There's been several request to "turn off indentation" over the years
(usually answered with something like "set c-syntactic-indentation")
which would not have occurred without those electric keys: it's easy to
rebind TAB or avoid hitting TAB, but if after that "random other keys"
keep insisting on indenting for you, it gets very frustrating.

>> For me, I'd like cc-mode to do as little as possible besides adding
>> ?\;, ?\{, and ?\} to electric-indent-chars.
> These characters should not trigger electric indentation when typed
> inside a string or a comment.  electric-indent-mode isn't best placed to
> make such distinctions.

Why not?

> It doesn't seem to be the Right Thing to split the electric activity
> between electric-indent-mode (for indentation) and c-electric-brace
> and friends (for auto-newlining and clean-ups).

As explained, there's electric-layout-mode for auto-newlining.  Not sure
what "clean-ups" is about, but we can probably work something out.

> I think electric-indent-mode, as it currently is, is capable of
> improvement.  It is a single flag, but really needs to be major-mode
> dependent; it fouls up Python indentation (unless that's been recently
> fixed) and I think I recall reading that it messed up something in
> Outline Mode; yet CC Mode needs electricity.  electric-indent-mode needs
> to be buffer local.

I'm all for improving electric-indent-mode.  And indeed, it needs
improvement for indentation-sensitive modes like Python and Haskell.

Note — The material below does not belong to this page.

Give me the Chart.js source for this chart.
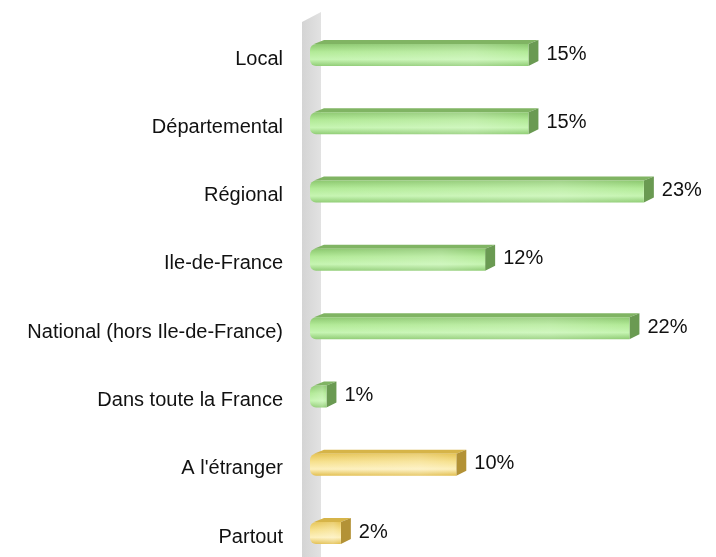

> Each major mode needs its own default for e-i-m:

I disagree with it: some major modes need their own default because
their syntax has something very special, e.g. incompatible with
electric-indent-mode (Python/Coffescript/Haskell), but most modes should
just obey the default setting which reflects the user's preference.

> something like `electric-indent-mode-alist', analogous with
> `auto-mode-alist'.  This default would be consulted at mode
> initialisation time.

I don't see why the major mode can't just set a var in its major-mode
function for the rare cases where it can be needed, and why the user
can't make his own choice via the major-mode's hook, if needed.

> A buffer's setting of e-i-m should also be more than just nil or t.  That
> is inflexible to an un-Emacs like degree.  At the very least, there
> should be some sort of setting that means "electric indentation is
> performed entirely by the major mode".

I don't understand what you're suggesting.